## Aim
Below is a listing; print exactly its lines from the one containing "Output the LaTeX" down to the one containing "(l9b) at (514,620)", both inclusive, with every picture left out.

▽

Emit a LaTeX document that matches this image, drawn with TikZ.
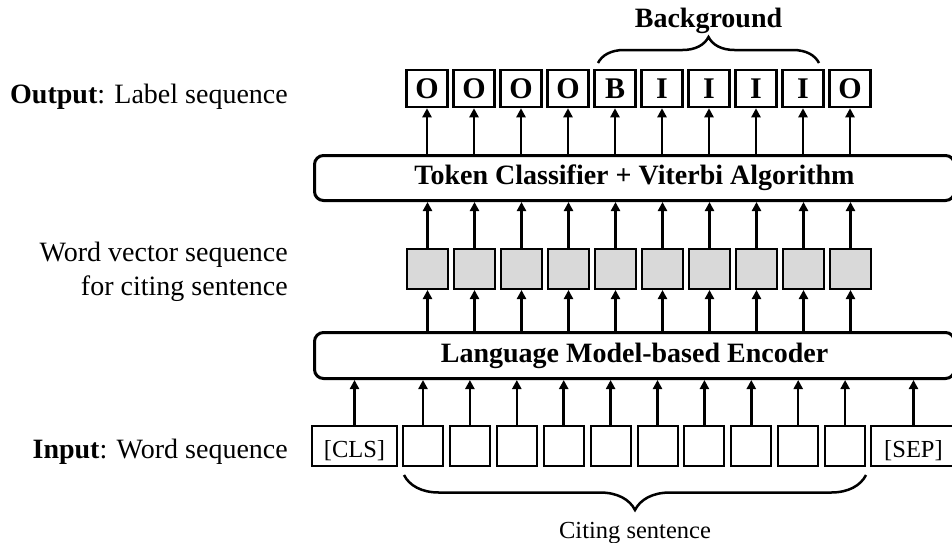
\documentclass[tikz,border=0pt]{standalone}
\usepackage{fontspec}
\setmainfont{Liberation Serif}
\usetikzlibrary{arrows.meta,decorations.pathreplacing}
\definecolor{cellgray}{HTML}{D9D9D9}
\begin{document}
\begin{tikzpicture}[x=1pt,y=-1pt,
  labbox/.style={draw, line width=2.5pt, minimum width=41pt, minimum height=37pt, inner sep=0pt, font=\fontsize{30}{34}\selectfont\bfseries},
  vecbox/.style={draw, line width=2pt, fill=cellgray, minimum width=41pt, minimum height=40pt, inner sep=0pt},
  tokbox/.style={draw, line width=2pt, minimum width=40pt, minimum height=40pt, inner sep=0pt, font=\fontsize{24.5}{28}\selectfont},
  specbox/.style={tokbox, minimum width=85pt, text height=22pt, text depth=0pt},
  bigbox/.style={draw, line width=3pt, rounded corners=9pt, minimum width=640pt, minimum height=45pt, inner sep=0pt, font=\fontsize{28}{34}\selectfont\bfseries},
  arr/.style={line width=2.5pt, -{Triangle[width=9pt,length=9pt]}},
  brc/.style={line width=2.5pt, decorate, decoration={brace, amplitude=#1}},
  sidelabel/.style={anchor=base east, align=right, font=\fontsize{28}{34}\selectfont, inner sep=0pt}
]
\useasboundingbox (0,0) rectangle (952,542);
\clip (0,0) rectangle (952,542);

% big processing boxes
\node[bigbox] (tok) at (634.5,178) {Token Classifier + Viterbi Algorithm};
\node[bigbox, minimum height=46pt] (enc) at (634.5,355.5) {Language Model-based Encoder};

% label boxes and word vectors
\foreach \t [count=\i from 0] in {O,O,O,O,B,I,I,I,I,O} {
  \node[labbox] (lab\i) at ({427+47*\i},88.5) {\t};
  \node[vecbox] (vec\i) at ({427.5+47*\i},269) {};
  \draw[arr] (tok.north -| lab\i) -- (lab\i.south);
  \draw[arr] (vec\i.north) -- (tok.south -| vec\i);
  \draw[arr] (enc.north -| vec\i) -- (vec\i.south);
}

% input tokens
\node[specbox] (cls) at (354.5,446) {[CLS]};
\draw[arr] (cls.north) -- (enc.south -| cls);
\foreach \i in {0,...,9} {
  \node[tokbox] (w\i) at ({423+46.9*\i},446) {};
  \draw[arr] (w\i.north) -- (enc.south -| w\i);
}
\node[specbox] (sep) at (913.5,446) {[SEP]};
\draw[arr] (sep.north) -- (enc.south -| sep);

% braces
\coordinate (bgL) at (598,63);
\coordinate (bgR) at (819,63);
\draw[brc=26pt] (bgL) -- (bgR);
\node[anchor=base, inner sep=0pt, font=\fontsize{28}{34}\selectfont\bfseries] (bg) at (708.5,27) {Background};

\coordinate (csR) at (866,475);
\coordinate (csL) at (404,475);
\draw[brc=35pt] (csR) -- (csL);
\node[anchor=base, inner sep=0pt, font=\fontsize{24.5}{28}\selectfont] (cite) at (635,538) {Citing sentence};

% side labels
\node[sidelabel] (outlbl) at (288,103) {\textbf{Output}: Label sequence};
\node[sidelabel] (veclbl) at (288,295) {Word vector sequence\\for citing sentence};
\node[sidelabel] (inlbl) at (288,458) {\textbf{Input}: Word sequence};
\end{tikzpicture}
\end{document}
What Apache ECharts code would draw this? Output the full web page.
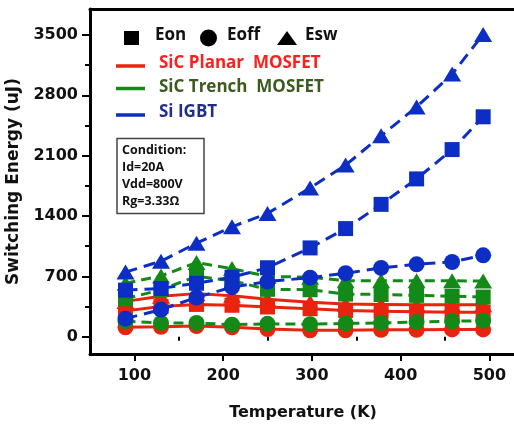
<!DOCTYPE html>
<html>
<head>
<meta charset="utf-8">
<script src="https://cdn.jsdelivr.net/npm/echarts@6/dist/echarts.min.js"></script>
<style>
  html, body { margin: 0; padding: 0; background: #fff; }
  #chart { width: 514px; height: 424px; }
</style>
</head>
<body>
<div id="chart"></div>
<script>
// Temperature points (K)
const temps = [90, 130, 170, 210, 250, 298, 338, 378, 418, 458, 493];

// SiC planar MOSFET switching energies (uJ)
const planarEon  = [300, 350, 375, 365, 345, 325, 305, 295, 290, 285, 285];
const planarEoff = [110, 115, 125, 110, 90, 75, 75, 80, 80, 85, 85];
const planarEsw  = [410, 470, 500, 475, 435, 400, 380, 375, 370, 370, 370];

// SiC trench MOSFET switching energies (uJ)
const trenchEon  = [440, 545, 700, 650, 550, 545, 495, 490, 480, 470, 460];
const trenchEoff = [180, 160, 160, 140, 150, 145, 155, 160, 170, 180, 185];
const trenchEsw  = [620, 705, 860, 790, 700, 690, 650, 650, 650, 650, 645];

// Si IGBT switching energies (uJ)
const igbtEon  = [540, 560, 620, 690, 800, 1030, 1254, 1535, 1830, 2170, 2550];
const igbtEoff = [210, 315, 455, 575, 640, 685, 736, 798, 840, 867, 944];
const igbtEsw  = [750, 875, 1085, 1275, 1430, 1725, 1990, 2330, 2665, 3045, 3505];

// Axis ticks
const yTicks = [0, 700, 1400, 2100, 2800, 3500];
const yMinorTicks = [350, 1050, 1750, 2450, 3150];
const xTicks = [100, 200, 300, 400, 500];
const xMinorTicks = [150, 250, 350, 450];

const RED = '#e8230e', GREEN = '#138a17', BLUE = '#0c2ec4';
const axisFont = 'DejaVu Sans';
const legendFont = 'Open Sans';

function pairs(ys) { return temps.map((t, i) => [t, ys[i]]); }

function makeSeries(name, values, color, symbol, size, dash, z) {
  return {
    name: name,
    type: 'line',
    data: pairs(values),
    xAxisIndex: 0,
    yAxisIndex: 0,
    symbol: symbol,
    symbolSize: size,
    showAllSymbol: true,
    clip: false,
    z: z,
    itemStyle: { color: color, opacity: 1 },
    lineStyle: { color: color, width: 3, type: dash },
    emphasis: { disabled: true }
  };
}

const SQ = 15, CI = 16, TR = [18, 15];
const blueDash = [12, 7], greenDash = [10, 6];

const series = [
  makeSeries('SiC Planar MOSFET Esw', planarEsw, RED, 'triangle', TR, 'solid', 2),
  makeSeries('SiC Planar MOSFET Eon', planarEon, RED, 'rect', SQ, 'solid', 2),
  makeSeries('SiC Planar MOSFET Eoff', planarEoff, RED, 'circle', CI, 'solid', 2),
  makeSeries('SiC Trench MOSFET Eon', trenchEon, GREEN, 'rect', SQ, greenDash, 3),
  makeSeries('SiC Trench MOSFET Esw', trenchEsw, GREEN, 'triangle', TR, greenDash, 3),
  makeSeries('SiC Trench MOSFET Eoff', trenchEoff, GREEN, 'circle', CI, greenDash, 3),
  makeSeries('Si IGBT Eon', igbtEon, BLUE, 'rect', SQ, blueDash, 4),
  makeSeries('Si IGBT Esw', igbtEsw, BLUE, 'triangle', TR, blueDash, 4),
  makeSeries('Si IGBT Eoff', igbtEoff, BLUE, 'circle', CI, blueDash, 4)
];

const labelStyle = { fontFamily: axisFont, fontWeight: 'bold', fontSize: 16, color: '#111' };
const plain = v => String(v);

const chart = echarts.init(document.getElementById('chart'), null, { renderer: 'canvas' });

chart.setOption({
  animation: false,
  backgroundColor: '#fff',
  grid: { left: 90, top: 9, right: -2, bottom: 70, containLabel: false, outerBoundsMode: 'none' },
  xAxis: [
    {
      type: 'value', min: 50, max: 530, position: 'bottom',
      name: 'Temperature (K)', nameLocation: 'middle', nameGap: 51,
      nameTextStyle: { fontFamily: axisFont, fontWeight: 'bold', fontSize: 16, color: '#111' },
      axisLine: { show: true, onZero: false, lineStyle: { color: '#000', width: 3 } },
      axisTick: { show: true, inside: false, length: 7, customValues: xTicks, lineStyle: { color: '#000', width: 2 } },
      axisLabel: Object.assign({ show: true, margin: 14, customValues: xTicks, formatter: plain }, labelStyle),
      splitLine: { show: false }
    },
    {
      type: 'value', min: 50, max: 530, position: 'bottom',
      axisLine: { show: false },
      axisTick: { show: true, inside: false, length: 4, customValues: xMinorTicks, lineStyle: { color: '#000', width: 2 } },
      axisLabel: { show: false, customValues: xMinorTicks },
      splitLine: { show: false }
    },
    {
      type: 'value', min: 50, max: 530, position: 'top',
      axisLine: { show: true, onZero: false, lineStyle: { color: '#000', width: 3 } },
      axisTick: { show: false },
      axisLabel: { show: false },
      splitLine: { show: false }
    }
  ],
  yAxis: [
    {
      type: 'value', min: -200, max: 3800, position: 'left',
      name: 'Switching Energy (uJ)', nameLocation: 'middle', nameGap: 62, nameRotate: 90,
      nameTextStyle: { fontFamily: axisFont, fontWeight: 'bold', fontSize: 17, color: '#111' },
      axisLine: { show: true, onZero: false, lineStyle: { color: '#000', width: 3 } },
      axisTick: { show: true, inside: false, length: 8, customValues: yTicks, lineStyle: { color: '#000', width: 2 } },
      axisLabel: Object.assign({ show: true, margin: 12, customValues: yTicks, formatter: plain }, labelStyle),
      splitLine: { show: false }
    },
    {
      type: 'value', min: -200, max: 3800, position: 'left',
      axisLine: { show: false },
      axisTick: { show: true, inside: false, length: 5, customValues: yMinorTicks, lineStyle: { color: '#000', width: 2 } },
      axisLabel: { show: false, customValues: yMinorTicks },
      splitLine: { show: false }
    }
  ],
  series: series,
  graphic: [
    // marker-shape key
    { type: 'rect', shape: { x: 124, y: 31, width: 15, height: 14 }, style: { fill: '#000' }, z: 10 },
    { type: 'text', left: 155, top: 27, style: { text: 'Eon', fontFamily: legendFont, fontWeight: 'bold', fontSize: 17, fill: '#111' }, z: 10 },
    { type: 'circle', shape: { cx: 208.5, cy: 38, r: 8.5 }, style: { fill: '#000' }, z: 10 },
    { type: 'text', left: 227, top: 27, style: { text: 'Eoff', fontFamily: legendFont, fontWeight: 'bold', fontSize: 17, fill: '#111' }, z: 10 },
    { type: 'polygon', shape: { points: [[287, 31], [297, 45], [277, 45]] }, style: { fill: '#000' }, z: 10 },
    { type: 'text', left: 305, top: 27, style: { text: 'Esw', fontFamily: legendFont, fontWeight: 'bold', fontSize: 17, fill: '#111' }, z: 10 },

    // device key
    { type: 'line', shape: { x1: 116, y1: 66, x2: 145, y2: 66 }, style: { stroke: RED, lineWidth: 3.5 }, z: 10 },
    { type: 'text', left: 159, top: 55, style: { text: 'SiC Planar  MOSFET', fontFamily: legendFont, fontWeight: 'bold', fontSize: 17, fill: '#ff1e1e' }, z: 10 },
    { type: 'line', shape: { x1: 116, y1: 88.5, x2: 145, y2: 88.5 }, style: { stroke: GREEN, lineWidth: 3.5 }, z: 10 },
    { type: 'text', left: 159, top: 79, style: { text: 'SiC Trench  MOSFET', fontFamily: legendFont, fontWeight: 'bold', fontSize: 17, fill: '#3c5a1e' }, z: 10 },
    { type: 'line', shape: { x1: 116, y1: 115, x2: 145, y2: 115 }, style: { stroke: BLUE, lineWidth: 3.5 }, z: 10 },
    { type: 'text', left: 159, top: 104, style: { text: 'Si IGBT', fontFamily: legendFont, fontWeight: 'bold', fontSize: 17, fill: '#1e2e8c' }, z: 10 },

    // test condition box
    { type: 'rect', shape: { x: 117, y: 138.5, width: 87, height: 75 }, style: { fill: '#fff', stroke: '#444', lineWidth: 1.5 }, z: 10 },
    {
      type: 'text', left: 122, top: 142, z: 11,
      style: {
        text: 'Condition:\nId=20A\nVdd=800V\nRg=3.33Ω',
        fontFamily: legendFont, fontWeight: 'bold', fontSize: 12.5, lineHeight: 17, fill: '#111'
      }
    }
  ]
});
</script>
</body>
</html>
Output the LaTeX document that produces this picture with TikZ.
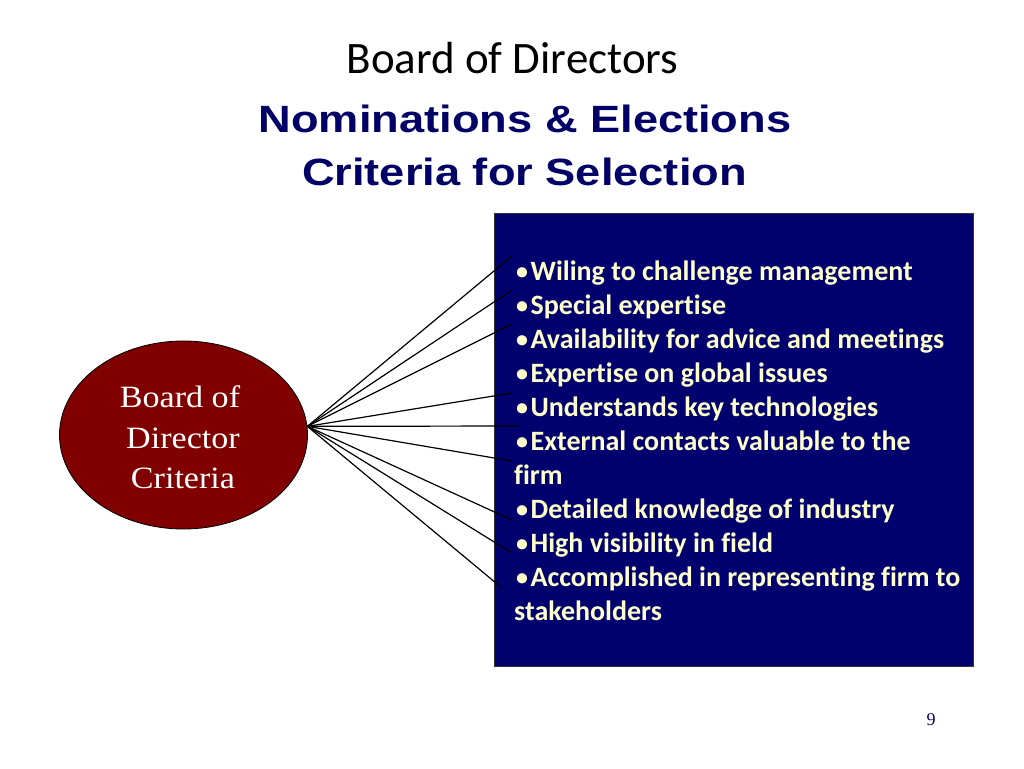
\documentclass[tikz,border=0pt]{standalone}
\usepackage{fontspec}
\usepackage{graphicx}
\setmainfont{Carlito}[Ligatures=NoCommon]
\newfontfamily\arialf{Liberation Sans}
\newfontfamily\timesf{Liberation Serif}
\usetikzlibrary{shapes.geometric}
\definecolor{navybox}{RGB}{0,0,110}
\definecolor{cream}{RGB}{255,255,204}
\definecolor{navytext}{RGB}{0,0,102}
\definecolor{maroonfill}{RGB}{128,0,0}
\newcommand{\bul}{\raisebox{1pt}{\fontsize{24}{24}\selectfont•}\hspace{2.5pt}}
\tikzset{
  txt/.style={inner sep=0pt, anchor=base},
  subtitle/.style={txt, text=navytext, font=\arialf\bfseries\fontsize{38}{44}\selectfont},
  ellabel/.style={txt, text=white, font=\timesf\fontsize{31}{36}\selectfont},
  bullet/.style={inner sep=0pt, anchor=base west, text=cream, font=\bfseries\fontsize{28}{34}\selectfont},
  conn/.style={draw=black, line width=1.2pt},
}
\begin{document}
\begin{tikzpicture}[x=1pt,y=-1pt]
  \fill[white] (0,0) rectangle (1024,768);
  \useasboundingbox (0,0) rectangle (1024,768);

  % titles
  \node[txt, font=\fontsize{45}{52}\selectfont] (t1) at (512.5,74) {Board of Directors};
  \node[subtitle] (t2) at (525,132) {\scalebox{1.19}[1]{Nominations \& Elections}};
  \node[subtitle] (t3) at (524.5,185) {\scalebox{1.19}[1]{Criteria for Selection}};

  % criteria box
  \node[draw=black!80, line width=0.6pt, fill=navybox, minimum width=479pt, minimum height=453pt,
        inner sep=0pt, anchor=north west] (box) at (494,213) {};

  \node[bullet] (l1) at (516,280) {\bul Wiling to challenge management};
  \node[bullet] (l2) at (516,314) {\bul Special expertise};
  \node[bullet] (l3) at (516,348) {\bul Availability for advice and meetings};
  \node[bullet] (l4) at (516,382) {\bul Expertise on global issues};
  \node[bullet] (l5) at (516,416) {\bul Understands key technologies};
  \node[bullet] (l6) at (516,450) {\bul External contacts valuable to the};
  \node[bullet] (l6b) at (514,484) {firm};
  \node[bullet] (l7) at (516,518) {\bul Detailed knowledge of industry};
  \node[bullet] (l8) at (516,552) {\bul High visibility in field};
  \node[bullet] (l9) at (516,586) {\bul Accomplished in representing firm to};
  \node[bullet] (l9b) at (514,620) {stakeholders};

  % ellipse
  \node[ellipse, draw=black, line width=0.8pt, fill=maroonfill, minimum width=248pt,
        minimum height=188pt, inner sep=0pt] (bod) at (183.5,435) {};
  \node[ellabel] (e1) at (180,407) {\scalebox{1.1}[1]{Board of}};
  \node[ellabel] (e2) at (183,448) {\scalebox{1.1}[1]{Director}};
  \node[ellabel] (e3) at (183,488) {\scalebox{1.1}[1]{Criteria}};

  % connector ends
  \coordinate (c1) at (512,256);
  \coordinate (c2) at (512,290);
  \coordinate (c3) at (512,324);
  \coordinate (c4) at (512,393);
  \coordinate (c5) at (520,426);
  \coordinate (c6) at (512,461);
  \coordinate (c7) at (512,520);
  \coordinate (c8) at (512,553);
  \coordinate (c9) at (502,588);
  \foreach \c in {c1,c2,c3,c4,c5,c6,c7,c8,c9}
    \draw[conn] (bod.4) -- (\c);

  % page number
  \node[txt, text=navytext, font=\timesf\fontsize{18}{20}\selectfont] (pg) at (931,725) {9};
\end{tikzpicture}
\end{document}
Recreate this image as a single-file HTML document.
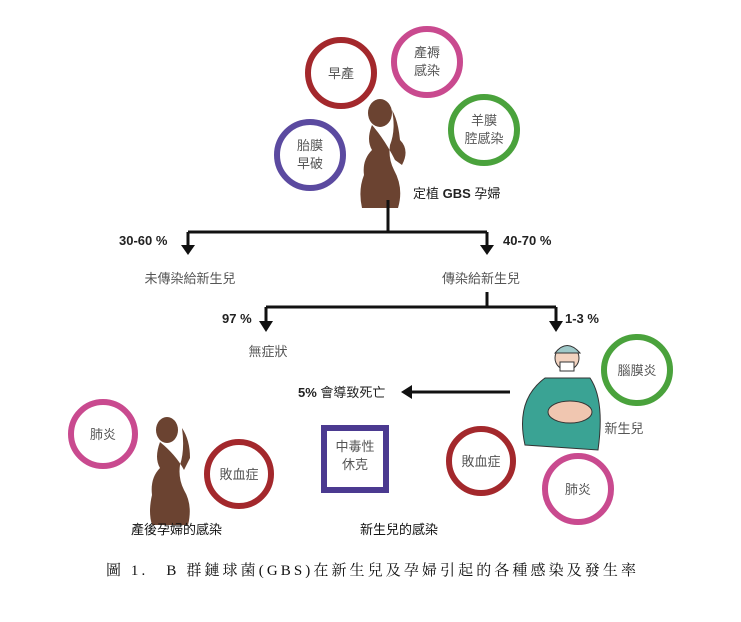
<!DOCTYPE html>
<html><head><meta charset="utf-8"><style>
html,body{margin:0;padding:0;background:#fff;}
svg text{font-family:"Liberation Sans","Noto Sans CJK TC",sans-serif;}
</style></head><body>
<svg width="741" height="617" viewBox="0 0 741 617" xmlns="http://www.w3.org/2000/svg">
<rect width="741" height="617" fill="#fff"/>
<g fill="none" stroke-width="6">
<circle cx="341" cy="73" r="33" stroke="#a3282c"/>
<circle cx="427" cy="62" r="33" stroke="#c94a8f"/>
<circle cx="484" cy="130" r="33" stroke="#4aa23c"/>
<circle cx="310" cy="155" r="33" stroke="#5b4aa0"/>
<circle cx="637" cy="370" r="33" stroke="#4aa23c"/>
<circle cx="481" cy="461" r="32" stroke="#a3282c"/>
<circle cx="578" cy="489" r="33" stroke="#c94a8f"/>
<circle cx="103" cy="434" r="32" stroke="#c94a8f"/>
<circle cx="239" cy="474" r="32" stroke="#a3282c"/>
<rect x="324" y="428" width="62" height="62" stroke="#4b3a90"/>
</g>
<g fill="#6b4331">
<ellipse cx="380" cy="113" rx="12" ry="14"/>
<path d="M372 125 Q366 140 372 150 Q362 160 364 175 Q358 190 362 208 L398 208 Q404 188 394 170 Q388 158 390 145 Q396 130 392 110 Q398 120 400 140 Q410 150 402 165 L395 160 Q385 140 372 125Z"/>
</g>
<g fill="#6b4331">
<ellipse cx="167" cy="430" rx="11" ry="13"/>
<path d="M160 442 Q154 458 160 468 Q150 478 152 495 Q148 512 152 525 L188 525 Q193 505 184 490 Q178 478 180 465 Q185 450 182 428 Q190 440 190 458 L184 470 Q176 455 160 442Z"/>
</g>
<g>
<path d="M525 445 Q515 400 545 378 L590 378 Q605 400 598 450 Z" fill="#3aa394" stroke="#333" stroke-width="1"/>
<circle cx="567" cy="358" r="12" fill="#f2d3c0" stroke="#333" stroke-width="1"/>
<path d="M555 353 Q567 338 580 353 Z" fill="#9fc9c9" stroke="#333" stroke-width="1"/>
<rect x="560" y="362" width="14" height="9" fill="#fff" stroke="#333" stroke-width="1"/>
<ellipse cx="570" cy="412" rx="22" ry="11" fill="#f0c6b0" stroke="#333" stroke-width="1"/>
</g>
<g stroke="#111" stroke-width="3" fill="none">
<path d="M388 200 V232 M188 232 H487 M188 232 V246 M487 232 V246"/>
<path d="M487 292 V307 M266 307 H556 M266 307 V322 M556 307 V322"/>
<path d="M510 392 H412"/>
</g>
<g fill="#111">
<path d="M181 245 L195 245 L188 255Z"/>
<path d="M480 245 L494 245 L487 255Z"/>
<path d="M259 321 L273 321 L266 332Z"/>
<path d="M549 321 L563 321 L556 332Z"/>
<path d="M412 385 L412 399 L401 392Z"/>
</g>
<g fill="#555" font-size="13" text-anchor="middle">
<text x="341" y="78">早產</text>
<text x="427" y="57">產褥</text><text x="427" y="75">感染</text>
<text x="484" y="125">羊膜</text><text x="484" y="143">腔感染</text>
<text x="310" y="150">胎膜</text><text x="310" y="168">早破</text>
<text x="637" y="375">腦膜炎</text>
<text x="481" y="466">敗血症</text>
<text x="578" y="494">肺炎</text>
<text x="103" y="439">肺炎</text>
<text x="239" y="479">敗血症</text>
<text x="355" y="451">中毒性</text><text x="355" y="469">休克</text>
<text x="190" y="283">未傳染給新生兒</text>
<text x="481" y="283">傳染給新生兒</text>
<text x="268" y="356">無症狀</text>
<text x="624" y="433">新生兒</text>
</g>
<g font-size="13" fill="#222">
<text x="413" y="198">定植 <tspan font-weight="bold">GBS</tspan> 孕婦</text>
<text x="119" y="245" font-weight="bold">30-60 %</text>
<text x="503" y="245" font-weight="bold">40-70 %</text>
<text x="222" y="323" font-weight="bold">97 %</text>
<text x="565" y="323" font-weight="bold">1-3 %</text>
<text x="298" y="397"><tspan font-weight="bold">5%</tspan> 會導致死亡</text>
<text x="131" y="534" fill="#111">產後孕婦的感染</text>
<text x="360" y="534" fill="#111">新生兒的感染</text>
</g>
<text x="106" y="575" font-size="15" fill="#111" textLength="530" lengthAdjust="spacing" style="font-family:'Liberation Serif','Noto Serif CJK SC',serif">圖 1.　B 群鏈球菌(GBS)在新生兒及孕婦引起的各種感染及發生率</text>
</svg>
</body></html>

△

## Answer for this exercise
Output the LaTeX document that produces this picture with TikZ.
\documentclass[tikz,border=0pt]{standalone}
\usepackage{fontspec}
\usepackage{graphicx}
\setmainfont{Carlito}[Ligatures=NoCommon]
\newfontfamily\arialf{Liberation Sans}
\newfontfamily\timesf{Liberation Serif}
\usetikzlibrary{shapes.geometric}
\definecolor{navybox}{RGB}{0,0,110}
\definecolor{cream}{RGB}{255,255,204}
\definecolor{navytext}{RGB}{0,0,102}
\definecolor{maroonfill}{RGB}{128,0,0}
\newcommand{\bul}{\raisebox{1pt}{\fontsize{24}{24}\selectfont•}\hspace{2.5pt}}
\tikzset{
  txt/.style={inner sep=0pt, anchor=base},
  subtitle/.style={txt, text=navytext, font=\arialf\bfseries\fontsize{38}{44}\selectfont},
  ellabel/.style={txt, text=white, font=\timesf\fontsize{31}{36}\selectfont},
  bullet/.style={inner sep=0pt, anchor=base west, text=cream, font=\bfseries\fontsize{28}{34}\selectfont},
  conn/.style={draw=black, line width=1.2pt},
}
\begin{document}
\begin{tikzpicture}[x=1pt,y=-1pt]
  \fill[white] (0,0) rectangle (1024,768);
  \useasboundingbox (0,0) rectangle (1024,768);

  % titles
  \node[txt, font=\fontsize{45}{52}\selectfont] (t1) at (512.5,74) {Board of Directors};
  \node[subtitle] (t2) at (525,132) {\scalebox{1.19}[1]{Nominations \& Elections}};
  \node[subtitle] (t3) at (524.5,185) {\scalebox{1.19}[1]{Criteria for Selection}};

  % criteria box
  \node[draw=black!80, line width=0.6pt, fill=navybox, minimum width=479pt, minimum height=453pt,
        inner sep=0pt, anchor=north west] (box) at (494,213) {};

  \node[bullet] (l1) at (516,280) {\bul Wiling to challenge management};
  \node[bullet] (l2) at (516,314) {\bul Special expertise};
  \node[bullet] (l3) at (516,348) {\bul Availability for advice and meetings};
  \node[bullet] (l4) at (516,382) {\bul Expertise on global issues};
  \node[bullet] (l5) at (516,416) {\bul Understands key technologies};
  \node[bullet] (l6) at (516,450) {\bul External contacts valuable to the};
  \node[bullet] (l6b) at (514,484) {firm};
  \node[bullet] (l7) at (516,518) {\bul Detailed knowledge of industry};
  \node[bullet] (l8) at (516,552) {\bul High visibility in field};
  \node[bullet] (l9) at (516,586) {\bul Accomplished in representing firm to};
  \node[bullet] (l9b) at (514,620) {stakeholders};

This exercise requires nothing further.